As the stock market crashes and the global economy reels from President Donald Trump's illogical and reckless tariffs, Trump's supporters are doing their best to put a positive spin on the crisis he has created.
For example, Christian nationalist pseudo-historian Tim Barton claims that support for Trump's tariff policy can be found in the Bible.
To make his case, Barton cited the story in Matthew 17 where Jesus and Peter were discussing paying the “temple tax.” In this passage, Jesus argued that just as the “kings of the earth” do not levy taxes on their own children, neither should he, as the son of God, be required to pay the tax in order to enter the temple.
24 After Jesus and his disciples arrived in Capernaum, the collectors of the two-drachma temple tax came to Peter and asked, “Doesn’t your teacher pay the temple tax?”
25 “Yes, he does,” he replied.
When Peter came into the house, Jesus was the first to speak. “What do you think, Simon?” he asked. “From whom do the kings of the earth collect duty and taxes—from their own children or from others?”
26 “From others,” Peter answered.
“Then the children are exempt,” Jesus said to him. 27 “But so that we may not cause offense, go to the lake and throw out your line. Take the first fish you catch; open its mouth and you will find a four-drachma coin. Take it and give it to them for my tax and yours.”
In Barton's view, this exchange amounts to Jesus endorsing tariffs.
"One of the things in the Bible that when it gets into taxes and Jesus was questioned about paying the temple tax," Barton said. "[Jesus] says, 'Do the kings tax the sons or the foreigners?' And Peter says, 'Well, of course it's the foreigners,' and Jesus said, 'Well, I agree, but since we don't want to offend them, go and catch a fish [with a] coin in the mouth and we're gonna pay the taxes.'"
"It's interesting because a tariff is a tax on foreign goods," he continued. "When Jesus is asking like this semi-rhetorical question—what to them is an obvious answer, like, the king doesn't tax their own sons, they don't tax their own people, they tax the foreigners—we oftentimes read the Bible and don't connect what the reality is of where that application is.
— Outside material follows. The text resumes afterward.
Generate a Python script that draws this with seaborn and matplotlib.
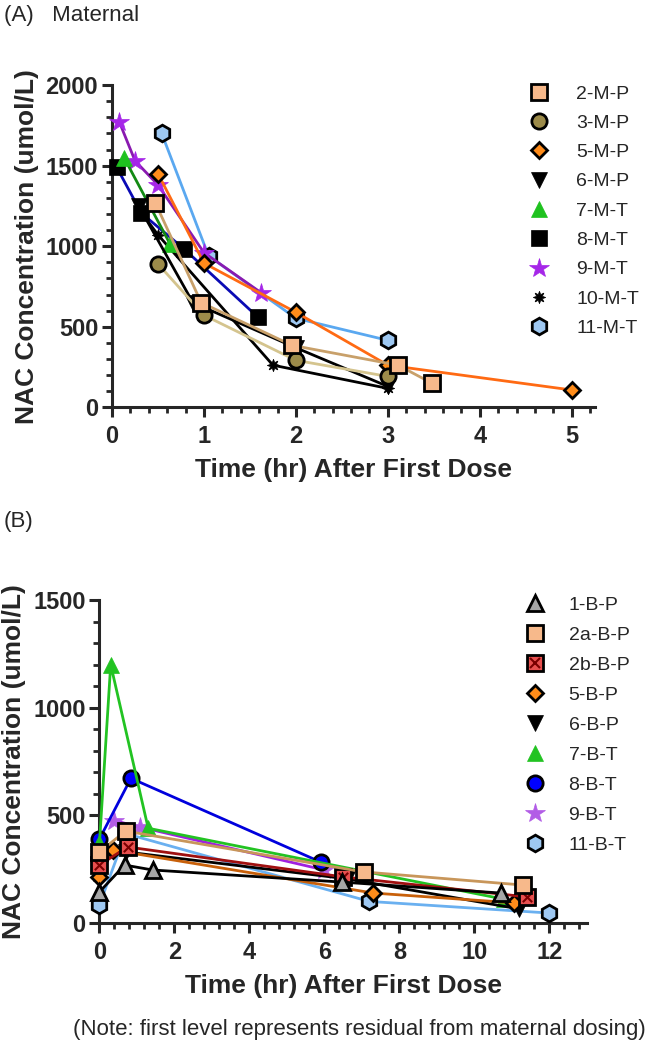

What is he really saying? He's making a connection that it's obvious that we should be taxing the people that are bringing goods in, not just taxing the people that are making goods here."
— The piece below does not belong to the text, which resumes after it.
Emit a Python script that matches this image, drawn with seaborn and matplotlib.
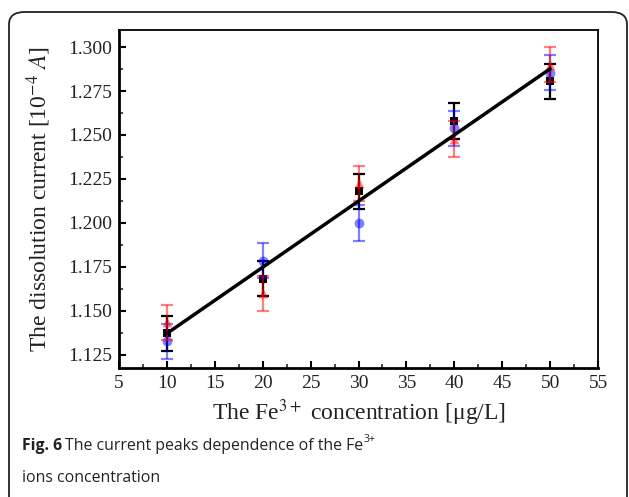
import numpy as np
import pandas as pd
import matplotlib
matplotlib.use("Agg")
import matplotlib.pyplot as plt
from matplotlib.patches import FancyBboxPatch
from matplotlib.ticker import MultipleLocator
import seaborn as sns

# ---- data ----
conc = [10, 20, 30, 40, 50]
mean_vals = [1.1373, 1.1682, 1.2180, 1.2580, 1.2805]
blue_vals = [1.1327, 1.1784, 1.2000, 1.2538, 1.2855]
red_vals = [1.1434, 1.1600, 1.2226, 1.2477, 1.2900]
mean_err = [0.010, 0.010, 0.010, 0.010, 0.010]
blue_err = [0.010, 0.010, 0.010, 0.010, 0.010]
red_err = [0.010, 0.010, 0.010, 0.010, 0.010]
x_ticks = [5, 10, 15, 20, 25, 30, 35, 40, 45, 50, 55]
y_ticks = [1.125, 1.150, 1.175, 1.200, 1.225, 1.250, 1.275, 1.300]

sns.set_theme(style="ticks")
plt.rcParams['font.family'] = ['Liberation Serif', 'DejaVu Serif']
plt.rcParams['mathtext.fontset'] = 'stix'

W, H = 629, 497
fig = plt.figure(figsize=(W / 100, H / 100), dpi=100)
fig.patch.set_facecolor('white')

# card frame
frame = FancyBboxPatch((9 / W, 1 - 520 / H), (627 - 9) / W, (520 - 12) / H,
                       boxstyle="round,pad=0,rounding_size=0.025",
                       transform=fig.transFigure, fill=False,
                       edgecolor='#222222', linewidth=1.3, clip_on=False)
fig.patches.append(frame)

ax = fig.add_axes([119 / W, 1 - 368 / H, (598 - 119) / W, (368 - 30) / H])

df = pd.DataFrame({'conc': conc, 'mean': mean_vals, 'blue': blue_vals, 'red': red_vals})

# error bars
ax.errorbar(conc, mean_vals, yerr=mean_err, fmt='none', ecolor='black',
            elinewidth=1.6, capsize=4, capthick=1.6, zorder=2)
ax.errorbar(conc, blue_vals, yerr=blue_err, fmt='none', ecolor=(0, 0, 1, 0.5),
            elinewidth=1.6, capsize=4, capthick=1.6, zorder=3)
ax.errorbar(conc, red_vals, yerr=red_err, fmt='none', ecolor=(1, 0, 0, 0.5),
            elinewidth=1.6, capsize=4, capthick=1.6, zorder=4)

# markers
sns.scatterplot(data=df, x='conc', y='mean', marker='s', color='black', s=38,
                edgecolor='black', linewidth=0, ax=ax, zorder=2.5)
sns.scatterplot(data=df, x='conc', y='blue', marker='o', color=(0, 0, 1), alpha=0.5,
                s=50, linewidth=0, ax=ax, zorder=3.5)
sns.scatterplot(data=df, x='conc', y='red', marker='^', color=(1, 0, 0), alpha=0.5,
                s=50, linewidth=0, ax=ax, zorder=4.5)

# linear fit of the mean values
sns.regplot(data=df, x='conc', y='mean', scatter=False, ci=None, ax=ax,
            line_kws={'color': 'black', 'linewidth': 2.5, 'zorder': 5})

ax.set_xlim(5, 55)
ax.set_ylim(1.1175, 1.3097)
ax.set_xticks(x_ticks)
ax.set_yticks(y_ticks)
ax.set_xticklabels([str(v) for v in x_ticks])
ax.set_yticklabels([f"{v:.3f}" for v in y_ticks])
ax.xaxis.set_minor_locator(MultipleLocator(2.5))
ax.yaxis.set_minor_locator(MultipleLocator(0.0125))
ax.tick_params(axis='both', which='major', direction='in', length=5, width=1.5,
               labelsize=14, colors='black', labelcolor='#222222', pad=5)
ax.tick_params(axis='both', which='minor', direction='in', length=3, width=1.2)
ax.tick_params(top=False, right=False, which='both')
for side in ['left', 'bottom']:
    ax.spines[side].set_linewidth(2.0)
for side in ['top', 'right']:
    ax.spines[side].set_visible(True)
    ax.spines[side].set_linewidth(1.3)
for s in ax.spines.values():
    s.set_color('black')

ax.set_xlabel(r'The Fe$^{3+}$ concentration [μg/L]', fontsize=17, labelpad=4, color='#222222')
ax.set_ylabel(r'The dissolution current [10$^{-4}$ $A$]', fontsize=17, labelpad=11, color='#222222')

# caption
cap_font = ['Open Sans', 'DejaVu Sans']
fig.canvas.draw()
renderer = fig.canvas.get_renderer()
t1 = fig.text(22 / W, 1 - 446 / H, 'Fig. 6', family=cap_font, weight='bold',
              fontsize=11.4, color='#222222', va='center', ha='left')
bb = t1.get_window_extent(renderer)
t2 = fig.text((bb.x1 + 3) / W, 1 - 446 / H, 'The current peaks dependence of the Fe',
              family=cap_font, fontsize=11.4, color='#222222', va='center', ha='left')
bb2 = t2.get_window_extent(renderer)
fig.text((bb2.x1 + 0.5) / W, 1 - 440 / H, '3+', family=cap_font, fontsize=7.5,
         color='#222222', va='center', ha='left')
fig.text(22 / W, 1 - 478 / H, 'ions concentration', family=cap_font,
         fontsize=11.4, color='#222222', va='center', ha='left')

fig.savefig('out.png', dpi=100, facecolor='white')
"It's just interesting that so often we can read scripture and see a story and miss sometimes direct application," Barton added. "In my mind this was direct application for tariffs. The idea that Jesus is asking this question of, 'Do king tax sons or foreigners?' and the answer was obvious, well, the king taxes foreigners, not the sons, which is what a tariff is."
On no level does Barton's argument make any sense.
First of all, Jesus was not teaching a parable about economics, but was rather signaling he was exempt from the temple tax, which was established in Exodus and reaffirmed in Nehemiah, because of his unique position as the son of God.
Secondly, Jesus did not say that kings only tax foreigners, as Barton claimed. He simply said that kings do not tax their own literal children. Instead, Jesus said, kings collect taxes "from others," meaning their subjects.
Finally, it is widely known that tariffs are a tax on importers and are not, therefore, paid by "foreigners," as Barton said. Instead, tariffs drive up the prices paid by consumers. As such, even if Barton's interpretation of this passage in Matthew was accurate, Trump's tariffs would be decidedly unbiblical since they amount to a tax on "his children."
Barton's argument is utter nonsense and is a prime example of the way in which Christian nationalists routinely misrepresent passages from the Bible and rip them out of context in order to promote their right-wing political agenda. In this regard he continues to follow in the footsteps of his father David, who has claimed that Jesus’ parables and other scriptural passages mean that God is opposed to minimum wage laws, capital gains taxes, and “socialist union kind of stuff.”